Que nous dit, dès lors, en substance le citoyen Cohn-Bendit à l'horizon 2024 ?
Tout d'abord il semble avoir intériorisé le fait que les peuples d'Europe s'apprêtent, à l'occasion du scrutin de ce printemps, à changer de majorité.
Comme cette volonté de changement semble assez nettement devoir se cristalliser sur le rejet de l'immigration incontrôlée, il étiquette lui-même une fois pour toutes et globalement "d'extrême droite" (horreur) cette poussée de mécontentement.
Dans cet amalgame, par exemple, on ne s'étonnera pas de le voir confondre le programme et l'action du gouvernement de Rome avec l'ombre de l'AFD en Allemagne.

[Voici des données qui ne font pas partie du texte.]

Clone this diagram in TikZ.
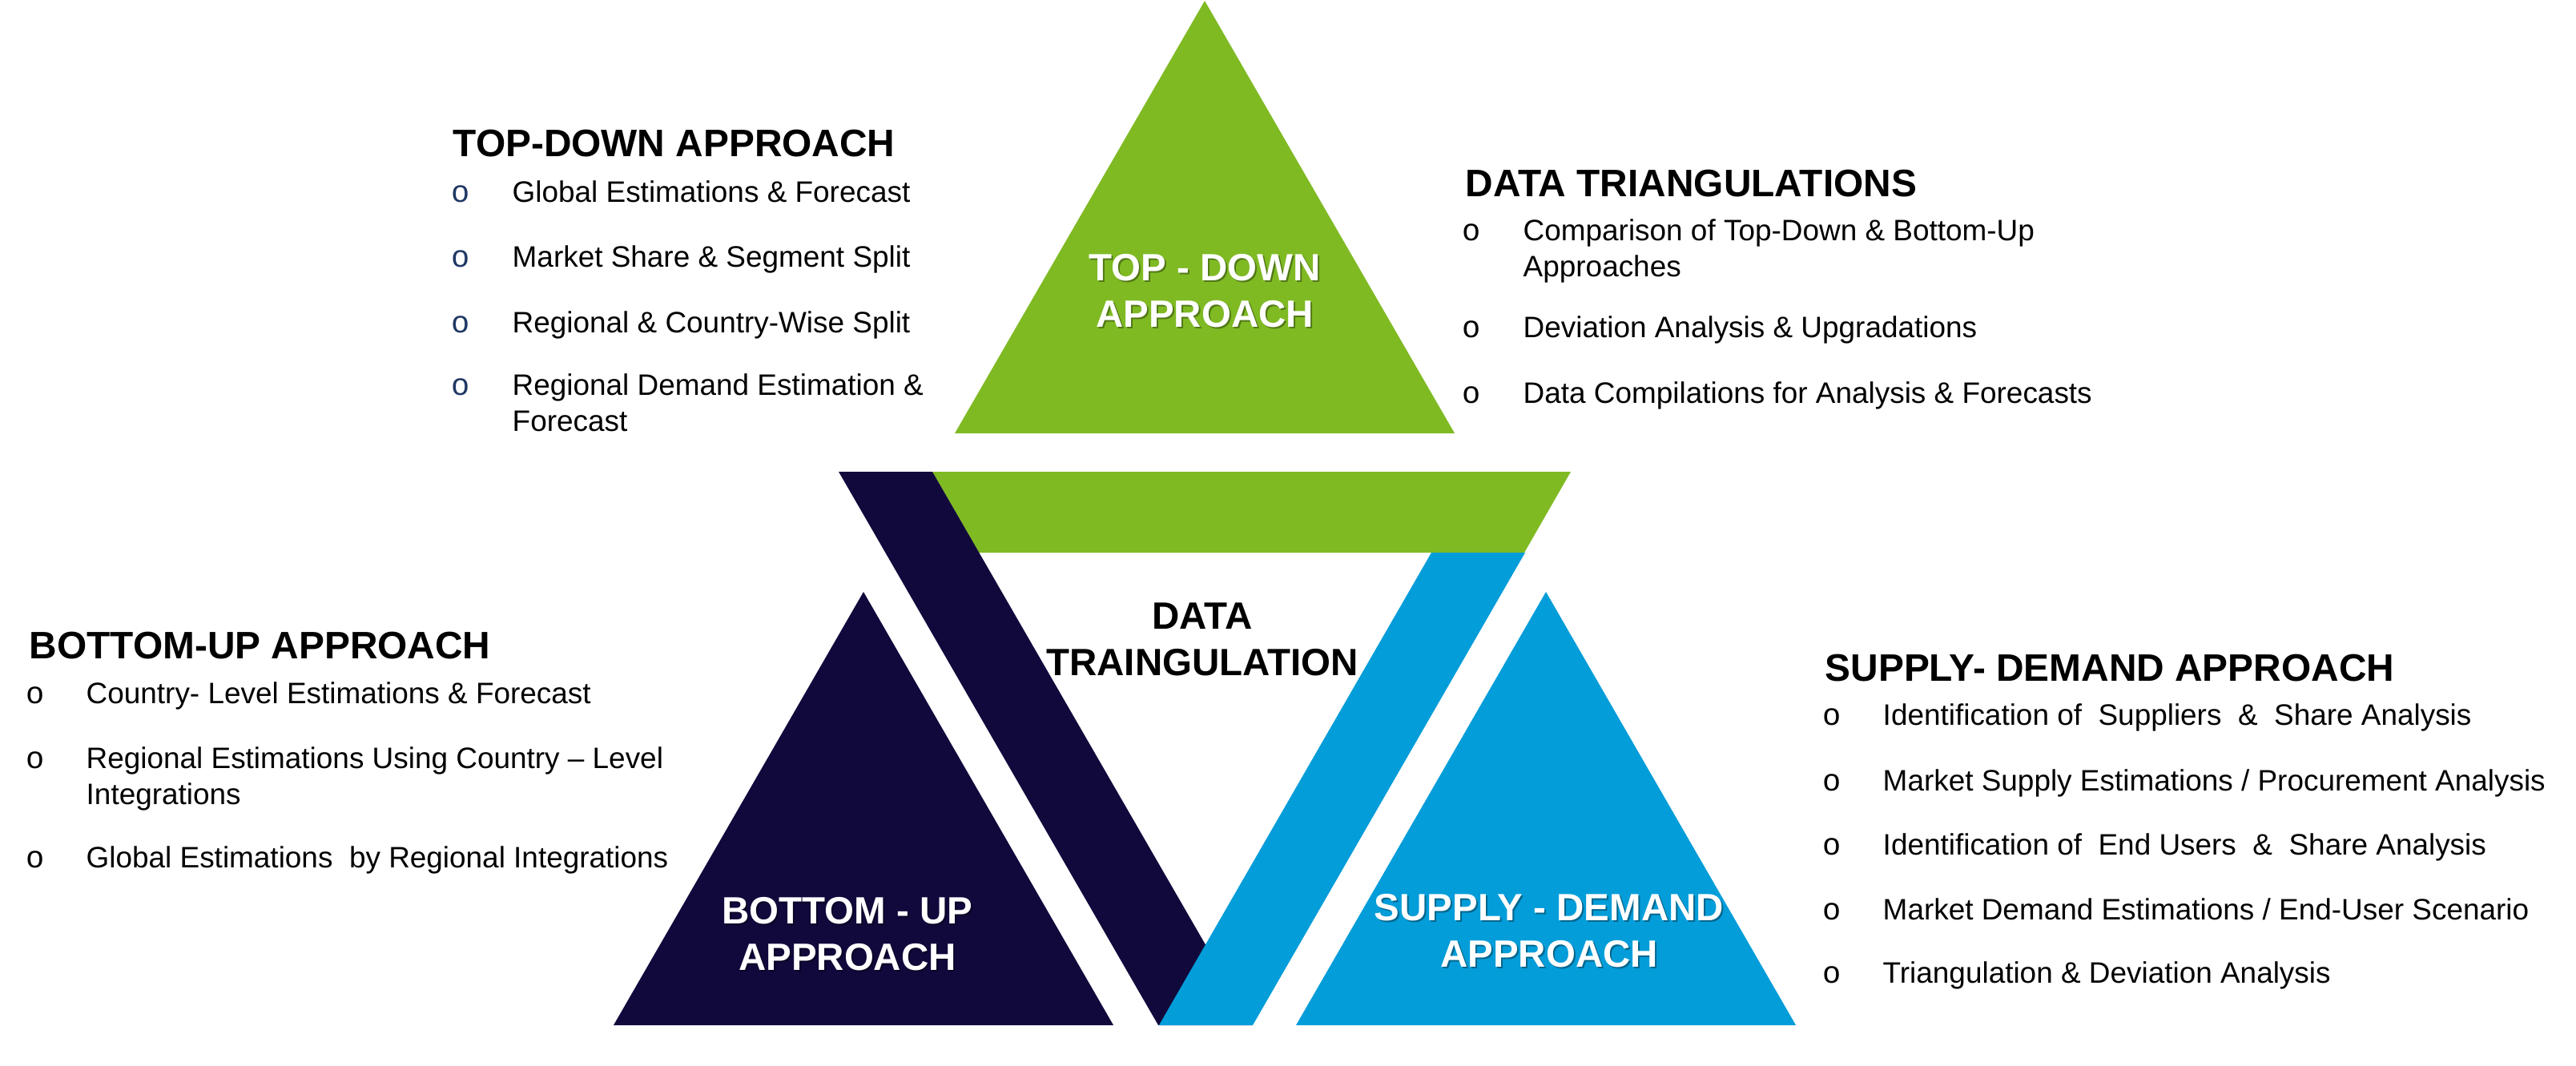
\documentclass[tikz,border=0pt]{standalone}
\usepackage{fontspec}
\setmainfont{Liberation Sans}
\newfontfamily\bulletfont{Liberation Mono}
\definecolor{tdgreen}{RGB}{127,186,35}
\definecolor{bunavy}{RGB}{17,9,60}
\definecolor{sdblue}{RGB}{3,157,217}
\definecolor{dotnavy}{RGB}{31,56,100}
\newcommand\tworows[2]{\begin{tabular}[t]{@{}#1@{}}#2\end{tabular}}
\tikzset{
  head/.style={anchor=base west, inner sep=0pt, font=\bfseries\fontsize{13.6}{16.5}\selectfont},
  entry/.style={anchor=base west, inner sep=0pt, font=\fontsize{10.5}{12.8}\selectfont},
  dot/.style={anchor=base, inner sep=0pt, font=\bulletfont\fontsize{11}{12.8}\selectfont},
  tritext/.style={anchor=base, inner sep=0pt, text=white, font=\bfseries\fontsize{13.5}{16.5}\selectfont},
  trishadow/.style={tritext, text=black, text opacity=0.35},
  midtext/.style={tritext, text=black}
}

\begin{document}
\begin{tikzpicture}[x=0.01cm,y=-0.01cm]
			%%%%% START %%%%%
			\useasboundingbox (0,0) rectangle (3216,1330);
			
			\fill[tdgreen] (1504,1) -- (1816,541) -- (1192,541) -- cycle;
			\fill[tdgreen] (1164,589) -- (1961,589) -- (1903,690) -- (1222,690) -- cycle;
			\fill[bunavy] (1047,589) -- (1164,589) -- (1563,1280) -- (1446,1280) -- cycle;
			\fill[sdblue] (1787,690) -- (1904,690) -- (1564,1280) -- (1447,1280) -- cycle;
			\fill[bunavy] (1078,739) -- (1390,1280) -- (766,1280) -- cycle;
			\fill[sdblue] (1930,739) -- (2242,1280) -- (1618,1280) -- cycle;
			
			\node[trishadow] (tdS) at (1506,352) {\tworows{c}{TOP - DOWN\\APPROACH}};
			\node[tritext] (td) at (1504,350) {\tworows{c}{TOP - DOWN\\APPROACH}};
			\node[trishadow] (buS) at (1060,1155) {\tworows{c}{BOTTOM - UP\\APPROACH}};
			\node[tritext] (bu) at (1058,1153) {\tworows{c}{BOTTOM - UP\\APPROACH}};
			\node[trishadow] (sdS) at (1936,1151) {\tworows{c}{SUPPLY - DEMAND\\APPROACH}};
			\node[tritext] (sd) at (1934,1149) {\tworows{c}{SUPPLY - DEMAND\\APPROACH}};
			\node[midtext] (dt) at (1501,785) {\tworows{c}{DATA\\TRAINGULATION}};
			
			% top-down
			\node[head] (tdH) at (565,195) {TOP-DOWN APPROACH};
			\node[dot, text=dotnavy] (tdD1) at (575,252) {o};
			\node[entry] (tdE1) at (639,252) {Global Estimations \& Forecast};
			\node[dot, text=dotnavy] (tdD2) at (575,333) {o};
			\node[entry] (tdE2) at (639,333) {Market Share \& Segment Split};
			\node[dot, text=dotnavy] (tdD3) at (575,415) {o};
			\node[entry] (tdE3) at (639,415) {Regional \& Country-Wise Split};
			\node[dot, text=dotnavy] (tdD4) at (575,493) {o};
			\node[entry] (tdE4) at (639,493) {\tworows{l}{Regional Demand Estimation \&\\Forecast}};
			
			% data triangulations
			\node[head] (dtH) at (1829,245) {DATA TRIANGULATIONS};
			\node[dot] (dtD1) at (1837,300) {o};
			\node[entry] (dtE1) at (1901,300) {\tworows{l}{Comparison of Top-Down \& Bottom-Up\\Approaches}};
			\node[dot] (dtD2) at (1837,421) {o};
			\node[entry] (dtE2) at (1901,421) {Deviation Analysis \& Upgradations};
			\node[dot] (dtD3) at (1837,503) {o};
			\node[entry] (dtE3) at (1901,503) {Data Compilations for Analysis \& Forecasts};
			
			% bottom-up
			\node[head] (buH) at (36,822) {BOTTOM-UP APPROACH};
			\node[dot] (buD1) at (44,878) {o};
			\node[entry] (buE1) at (107,878) {Country- Level Estimations \& Forecast};
			\node[dot] (buD2) at (44,959) {o};
			\node[entry] (buE2) at (107,959) {\tworows{l}{Regional Estimations Using Country -- Level\\Integrations}};
			\node[dot] (buD3) at (44,1083) {o};
			\node[entry] (buE3) at (107,1083) {Global Estimations~ by Regional Integrations};
			
			% supply-demand
			\node[head] (sdH) at (2278,850) {SUPPLY- DEMAND APPROACH};
			\node[dot] (sdD1) at (2287,905) {o};
			\node[entry] (sdE1) at (2350,905) {Identification of~ Suppliers~ \&~ Share Analysis};
			\node[dot] (sdD2) at (2287,987) {o};
			\node[entry] (sdE2) at (2350,987) {Market Supply Estimations / Procurement Analysis};
			\node[dot] (sdD3) at (2287,1067) {o};
			\node[entry] (sdE3) at (2350,1067) {Identification of~ End Users~ \&~ Share Analysis};
			\node[dot] (sdD4) at (2287,1148) {o};
			\node[entry] (sdE4) at (2350,1148) {Market Demand Estimations / End-User Scenario};
			\node[dot] (sdD5) at (2287,1227) {o};
			\node[entry] (sdE5) at (2350,1227) {Triangulation \& Deviation Analysis};
			
			%%%%% END %%%%%
\end{tikzpicture}
\end{document}
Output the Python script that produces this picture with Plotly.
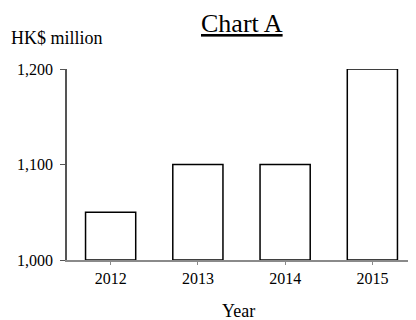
import plotly.graph_objects as go

years = ["2012", "2013", "2014", "2015"]
values = [1050, 1100, 1100, 1200]
y_base = 1000
y_ticks = [1000, 1100, 1200]
y_tick_labels = ["1,000", "1,100", "1,200"]

FONT = "Liberation Serif, Times New Roman, serif"

fig = go.Figure(
    go.Bar(
        x=years,
        y=[v - y_base for v in values],
        base=y_base,
        width=0.575,
        marker=dict(color="white", line=dict(color="black", width=1.5)),
    )
)

fig.update_layout(
    width=408,
    height=312,
    margin=dict(l=59, r=0, t=61, b=60, autoexpand=False),
    paper_bgcolor="white",
    plot_bgcolor="white",
    showlegend=False,
    font=dict(family=FONT, color="black", size=16),
    xaxis=dict(
        showline=True,
        linecolor="#8a8a8a",
        linewidth=1.5,
        ticks="outside",
        ticklen=3,
        tickcolor="#8a8a8a",
        showgrid=False,
        automargin=False,
        tickfont=dict(size=16),
    ),
    yaxis=dict(
        range=[1000, 1200],
        tickvals=y_ticks,
        ticktext=y_tick_labels,
        showline=True,
        linecolor="#555555",
        linewidth=1.5,
        ticks="outside",
        ticklen=5,
        tickcolor="#555555",
        ticklabelstandoff=4,
        showgrid=False,
        zeroline=False,
        automargin=False,
        tickfont=dict(size=16),
    ),
    annotations=[
        dict(
            text="<u>Chart A</u>",
            xref="paper", yref="paper",
            x=0.5, y=1.152,
            xanchor="center", yanchor="bottom",
            showarrow=False,
            font=dict(size=26, family=FONT, color="black"),
        ),
        dict(
            text="HK$ million",
            xref="paper", yref="paper",
            x=-0.165, y=1.10,
            xanchor="left", yanchor="bottom",
            showarrow=False,
            font=dict(size=18, family=FONT, color="black"),
        ),
        dict(
            text="Year",
            xref="paper", yref="paper",
            x=0.49, y=-0.267,
            xanchor="center", yanchor="middle",
            showarrow=False,
            font=dict(size=18, family=FONT, color="black"),
        ),
    ],
)

fig.write_html("out.html")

Soulignons tout de même, et rappelons-lui au besoin, que le 24 février à Kiev, où elle se déplaçait en compagnie quelques courageux dirigeants, Giorgia Meloni avait symboliquement organisé la réunion du G7; dont elle exerce actuellement la présidence.
Cet exemple me semble la situer aux antipodes de l'influence directe ou indirecte du Kremlin que l'on décèle dans toute une frange des appareils politiques des deux côtés du Rhin.
Le projet d'une Europe libre, indépendante et forte, telle que l'ont toujours préconisée les militants du MSI d'autrefois, et les dirigeants de Fratelli d'Italia, leurs continuateurs d'aujourd'hui, n'aura jamais rien à voir avec les jeux d'influence, de dominations et de partage du monde des hyperpuissances extérieures.
Ceci, un Cohn-Bendit ne le comprendra jamais. Il n'est hélas pas le seul.
Là où il se trompe encore, me semble-t-il, c'est quand il croit que le "rejet de l'extrême droite", mot d'ordre qui a si longtemps fonctionné, marchera éternellement.